Quando la Severino elogia il codice Rocco
di Checchino Antonini
«Se da venticinque anni non si è provveduto ad abrogare il codice Rocco non è perché sia mancato il tempo necessario ma solo per una precisa volontà politica di mantenerlo in vigore al fine di utilizzare gli aspetti più repressivi, soprattutto contro le lotte popolari».
Già nel 1971, i detenuti in rivolta alle Nuove di Torino denunciavano il contrasto tra lo spirito della Costituzione e il Codice Rocco e anche tra questo e la Convenzione internazionale dei Diritti dell’Uomo.

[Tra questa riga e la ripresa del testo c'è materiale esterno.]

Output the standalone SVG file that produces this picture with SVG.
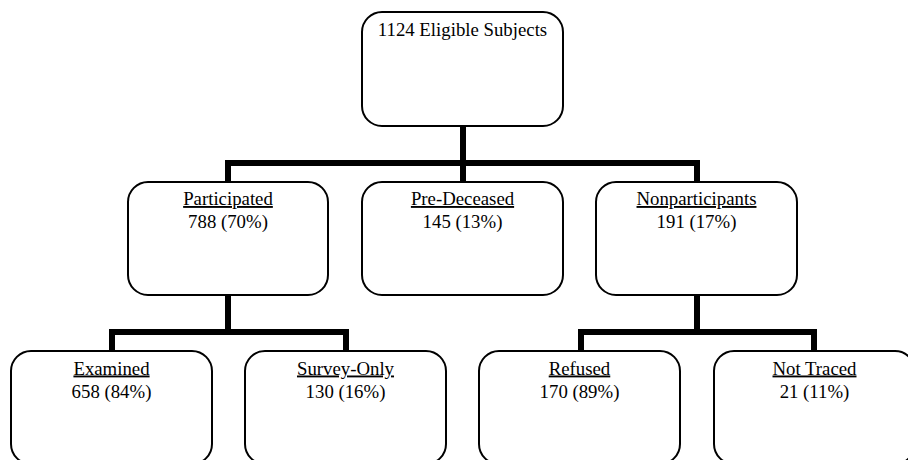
<svg xmlns="http://www.w3.org/2000/svg" width="908" height="460" viewBox="0 0 908 460">
<style>
.box{fill:#fff;stroke:#000;stroke-width:2}
.t{font-family:"Liberation Serif","Times New Roman",serif;font-size:18.8px;fill:#000;text-anchor:middle}
.u{text-decoration:underline}
.c{fill:none;stroke:#000;stroke-width:6;stroke-linejoin:miter;stroke-linecap:butt}
</style>
<rect width="908" height="460" fill="#fff"/>
<g id="connectors">
<path class="c" d="M463 126 V182"/>
<path class="c" d="M228 182 V163 H697 V182"/>
<path class="c" d="M228 295 V332"/>
<path class="c" d="M112 351 V332 H346 V351"/>
<path class="c" d="M697 295 V332"/>
<path class="c" d="M581 351 V332 H814 V351"/>
</g>
<g id="eligible">
<rect class="box" x="362" y="12" width="201" height="114" rx="20"/>
<text class="t" x="462.5" y="36">1124 Eligible Subjects</text>
</g>
<g id="participated">
<rect class="box" x="128" y="182" width="200" height="113" rx="20"/>
<text class="t u" x="228" y="205">Participated</text>
<text class="t" x="228" y="228">788 (70%)</text>
</g>
<g id="predeceased">
<rect class="box" x="362" y="182" width="201" height="113" rx="20"/>
<text class="t u" x="462.5" y="205">Pre-Deceased</text>
<text class="t" x="462.5" y="228">145 (13%)</text>
</g>
<g id="nonparticipants">
<rect class="box" x="596" y="182" width="201" height="113" rx="20"/>
<text class="t u" x="696.5" y="205">Nonparticipants</text>
<text class="t" x="696.5" y="228">191 (17%)</text>
</g>
<g id="examined">
<rect class="box" x="11" y="351" width="201" height="113" rx="20"/>
<text class="t u" x="111.5" y="374.5">Examined</text>
<text class="t" x="111.5" y="397.5">658 (84%)</text>
</g>
<g id="surveyonly">
<rect class="box" x="245" y="351" width="201" height="113" rx="20"/>
<text class="t u" x="345.5" y="374.5">Survey-Only</text>
<text class="t" x="345.5" y="397.5">130 (16%)</text>
</g>
<g id="refused">
<rect class="box" x="479" y="351" width="201" height="113" rx="20"/>
<text class="t u" x="579.5" y="374.5">Refused</text>
<text class="t" x="579.5" y="397.5">170 (89%)</text>
</g>
<g id="nottraced">
<rect class="box" x="714" y="351" width="201" height="113" rx="20"/>
<text class="t u" x="814.5" y="374.5">Not Traced</text>
<text class="t" x="814.5" y="397.5">21 (11%)</text>
</g>
</svg>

Quarantuno anni dopo quella rivolta, Paola Severino, ministra della Giustizia pro tempore ha colto l’occasione del dibattito al Senato sulla legge per la corruzione per un incredibile elogio del Codice Rocco per il suo valore insuperato. Orgogliosa, la Guardasigilli di Monti, ha spiegato che pure Alfredo Rocco era un tecnico. Rocco, però, finge di non saperlo, fu il teorico dello stato etico e il suo Codice fu il fondamento teorico del fascismo e della dittatura. Era per Mussolini, quello che la Severino è per Monti. In quel che resta dei circuiti di sinistra c’è chi ha parlato di una «provocazione rivelatrice».
Proprio a metà luglio, grazie al Codice Rocco, è stato possibile condannare dieci manifestanti del G8 2001 a dieci anni di galera solo per aver rotto una vetrina mentre per gli alti papaveri coinvolti nella macelleria messicana della Diaz le pene sono state molto più miti e la galera nemmeno per idea visto che le prescrizioni sono fioccate puntuali. Avverte Cesare Antetomaso, portavoce dei Giuristi democratici di Roma e membro dell’esecutivo nazionale Gd, che «Occorre particolare prudenza quando si maneggia la tecnica. Perché essa di rado è neutra.
Se è vero che l’impianto del codice Rocco è tuttora valido, è altrettanto vero che la parte speciale è indubitabilmente figlia della cultura giuridica dell’estensore, teorico e propugnatore dello Stato etico e tra le massime figure intellettuali del regime fascista. Ce n’è abbastanza per pretendere le dimissioni della Ministra Severino e invocare la rapida approvazione della bozza Pisapia di riforma del codice penale».